Anyhoo, the best place to look for the rule-of-thumb, not-absolute nature of morality isn't at the Jeffery Dahmers of this world, it's the borderline cases. Even in a world dominated by shades of grey, there are plenty of places that are black and white. But the existance of black or white certainly doesn't prove that grey doesn't exist.

-- Little Nipper (canis@minor.net), March 26, 2002.


LN--

Again, I don't disagree but if all that stands between a Peaceable Kingdom and the Abyss is a tacit agreement that "I won't savage you if you don't savage me" then I think we will always be on the hairy edge.

And so we are. Our ability and willingness to use force has kept the world relatively stable. Jeffrey Daumer is a trivial example.

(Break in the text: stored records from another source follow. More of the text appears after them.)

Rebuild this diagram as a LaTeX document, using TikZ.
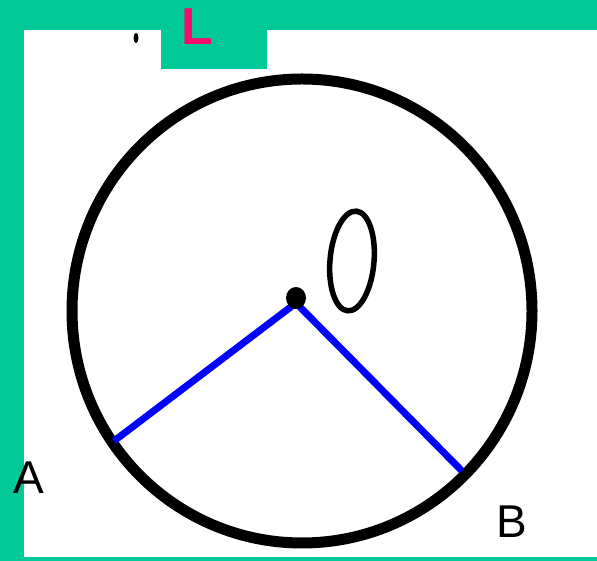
\documentclass[tikz,border=0pt]{standalone}
\usepackage{fontspec}
\setmainfont{Liberation Sans}
\definecolor{bandgreen}{RGB}{0,200,150}
\definecolor{lpink}{RGB}{245,10,110}
\tikzset{
  band/.style={fill=bandgreen, draw=none},
  ink/.style={draw=black, line width=11pt},
  radius line/.style={draw=blue, line width=7pt},
  lbl/.style={font=\fontsize{46}{46}\selectfont, text=black, inner sep=0pt, anchor=base},
}
\begin{document}
\begin{tikzpicture}[x=1pt,y=1pt]
\useasboundingbox (0,0) rectangle (597,561);
\fill[white] (0,0) rectangle (597,561);
% green frame
\path[band] (0,531) rectangle (597,561);
\path[band] (0,0) rectangle (24,561);
\path[band] (0,0) rectangle (597,3.5);
\path[band] (161,492) rectangle (267,561);
\node[font=\bfseries\fontsize{52}{52}\selectfont, text=lpink, inner sep=0pt, anchor=base] (L) at (197,516) {L};
% circle
\draw[ink] (302,250) ellipse [x radius=230, y radius=232];
% radii
\coordinate (O) at (296,258);
\coordinate (PA) at (114,120);
\coordinate (PB) at (462,90);
\draw[radius line] (O) -- (PA);
\draw[radius line] (O) -- (PB);
% centre dot
\fill[black] (296,263) ellipse [x radius=10, y radius=11];
% hand-drawn zero
\draw[black, line width=5.5pt, rotate around={-5:(352,300)}] (352,300) ellipse [x radius=22, y radius=50];
% speck
\fill[black] (136,523) ellipse [x radius=2.5, y radius=5];
% labels
\node[lbl] (A) at (28.5,67) {A};
\node[lbl] (B) at (512,23) {B};
\end{tikzpicture}
\end{document}
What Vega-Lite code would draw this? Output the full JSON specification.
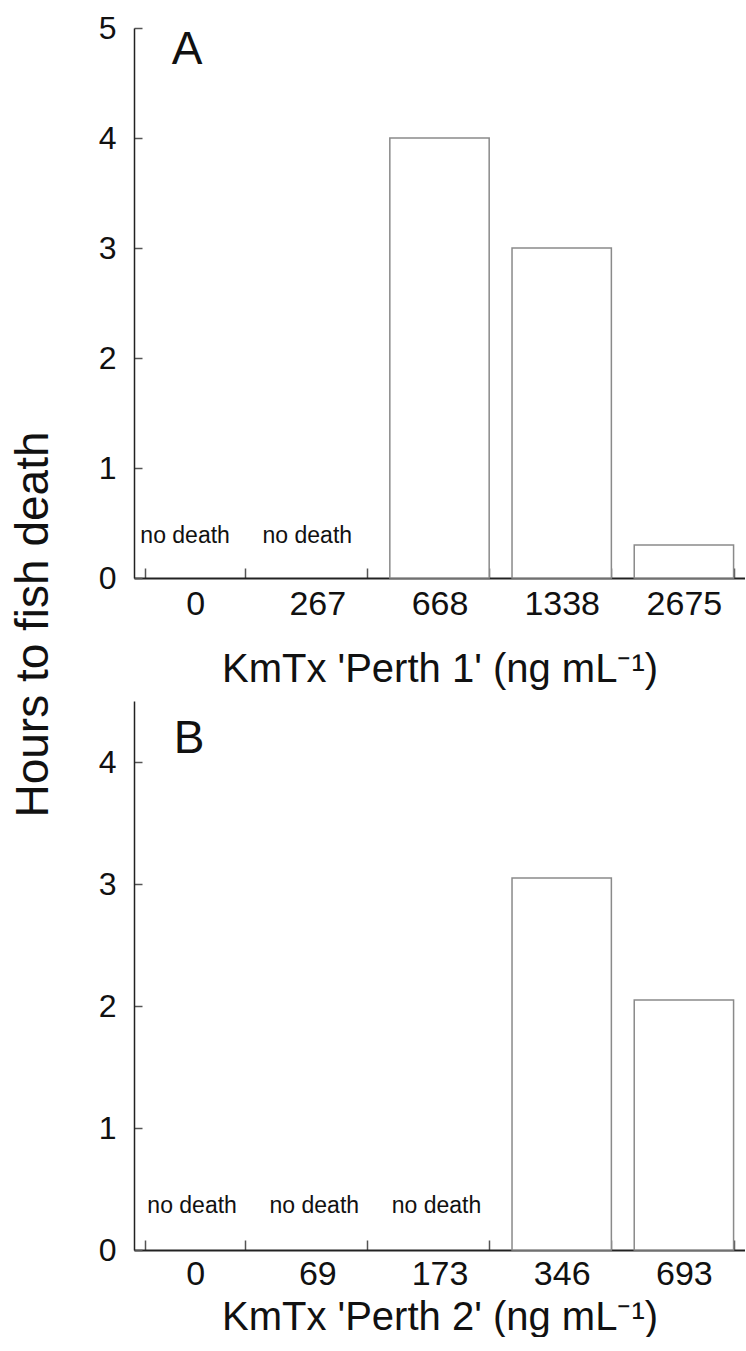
{
  "$schema": "https://vega.github.io/schema/vega-lite/v6.json",
  "padding": {"left": 11, "top": 12, "right": 0, "bottom": 0},
  "background": "white",
  "title": {"text": "Hours to fish death", "orient": "left", "anchor": "middle", "fontSize": 46, "font": "Liberation Sans", "fontWeight": "normal", "color": "#111", "offset": 40, "dx": 50},
  "spacing": 12,
  "config": {
    "view": {"stroke": null},
    "font": "Liberation Sans",
    "axis": {
      "labelFont": "Liberation Sans", "titleFont": "Liberation Sans",
      "labelColor": "#111", "titleColor": "#111", "titleFontWeight": "normal",
      "domainColor": "#222", "tickColor": "#555", "grid": false
    }
  },
  "datasets": {
    "a": [
      {"conc": "0", "hours": 0, "note": "no death"},
      {"conc": "267", "hours": 0, "note": "no death"},
      {"conc": "668", "hours": 4.0, "note": ""},
      {"conc": "1338", "hours": 3.0, "note": ""},
      {"conc": "2675", "hours": 0.3, "note": ""}
    ],
    "b": [
      {"conc": "0", "hours": 0, "note": "no death"},
      {"conc": "69", "hours": 0, "note": "no death"},
      {"conc": "173", "hours": 0, "note": "no death"},
      {"conc": "346", "hours": 3.05, "note": ""},
      {"conc": "693", "hours": 2.05, "note": ""}
    ]
  },
  "vconcat": [
    {
      "width": 611,
      "height": 550,
      "data": {"name": "a"},
      "encoding": {
        "x": {
          "field": "conc", "type": "nominal", "sort": null,
          "scale": {"domain": ["0", "267", "668", "1338", "2675"], "paddingInner": 0.187, "paddingOuter": 0.0935},
          "axis": {"title": "KmTx 'Perth 1' (ng mL⁻¹)", "labelAngle": 0, "labelFontSize": 34, "titleFontSize": 40, "tickBand": "extent", "tickSize": -10, "tickWidth": 1.5, "domainWidth": 2, "labelPadding": 19, "titlePadding": 28}
        }
      },
      "layer": [
        {
          "transform": [{"filter": "datum.hours > 0"}],
          "mark": {"type": "bar", "fill": "white", "stroke": "#8a8a8a", "strokeWidth": 1.5},
          "encoding": {
            "y": {"field": "hours", "type": "quantitative", "scale": {"domain": [0, 5], "nice": false},
              "axis": {"title": null, "values": [0, 1, 2, 3, 4, 5], "format": "d", "labelFontSize": 32, "tickSize": -8, "tickWidth": 1.5, "domainWidth": 1.5, "labelPadding": 26}}
          }
        },
        {
          "transform": [{"filter": "datum.note != ''"}],
          "mark": {"type": "text", "fontSize": 23, "color": "#111", "align": "center", "baseline": "alphabetic", "dx": -10},
          "encoding": {"text": {"field": "note"}, "y": {"datum": 0.32}}
        },
        {
          "data": {"values": [{"panel": "A", "conc": "0"}]},
          "mark": {"type": "text", "fontSize": 46, "color": "#111", "align": "center", "baseline": "alphabetic", "dx": -8},
          "encoding": {"text": {"field": "panel"}, "y": {"datum": 4.67}}
        }
      ]
    },
    {
      "width": 611,
      "height": 549,
      "data": {"name": "b"},
      "encoding": {
        "x": {
          "field": "conc", "type": "nominal", "sort": null,
          "scale": {"domain": ["0", "69", "173", "346", "693"], "paddingInner": 0.187, "paddingOuter": 0.0935},
          "axis": {"title": "KmTx 'Perth 2' (ng mL⁻¹)", "labelAngle": 0, "labelFontSize": 34, "titleFontSize": 40, "tickBand": "extent", "tickSize": -10, "tickWidth": 1.5, "domainWidth": 2, "labelPadding": 17, "titlePadding": 6}
        }
      },
      "layer": [
        {
          "transform": [{"filter": "datum.hours > 0"}],
          "mark": {"type": "bar", "fill": "white", "stroke": "#8a8a8a", "strokeWidth": 1.5},
          "encoding": {
            "y": {"field": "hours", "type": "quantitative", "scale": {"domain": [0, 4.5], "nice": false},
              "axis": {"title": null, "values": [0, 1, 2, 3, 4], "format": "d", "labelFontSize": 32, "tickSize": -8, "tickWidth": 1.5, "domainWidth": 1.5, "labelPadding": 26}}
          }
        },
        {
          "transform": [{"filter": "datum.note != ''"}],
          "mark": {"type": "text", "fontSize": 23, "color": "#111", "align": "center", "baseline": "alphabetic", "dx": -3},
          "encoding": {"text": {"field": "note"}, "y": {"datum": 0.3}}
        },
        {
          "data": {"values": [{"panel": "B", "conc": "0"}]},
          "mark": {"type": "text", "fontSize": 46, "color": "#111", "align": "center", "baseline": "alphabetic", "dx": -6},
          "encoding": {"text": {"field": "panel"}, "y": {"datum": 4.07}}
        }
      ]
    }
  ]
}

Hitler, Stalin, Chairman Mao, Saddam, etc are the real dangers. And there always seems to be a new one in the wings.

Dang, another "false dichotomy"? I just can't get the hang of logical constructs.

-- (lars@indy.net), March 26, 2002.


Those guys aren't the problem Lars they're just pustules of Nip's mutables. Going with Nip here.

U2 are the reason I visit here. Excellent stuff.

-- Carlos (riffraff@cybertime.net), March 26, 2002.


pustules of Nip's mutables.

B-b-b-but Carlos, my mutables also have pustules.

-- (lars@indy.net), March 27, 2002.


Yeah I know. Thing is your pustules are high ticket transients who make memorable war from time to time while Nip's "borderline cases" make up most of the rest of us and it's that us that eventually rules human conduct.

The God deal: For me this universe didn't happen by accident. That we've evolved to become a specie aware of soul fits the plan of the gift. Figgure we've been given the blessing of awareness and to do as we please but with the curse of knowing it. Not a bad deal.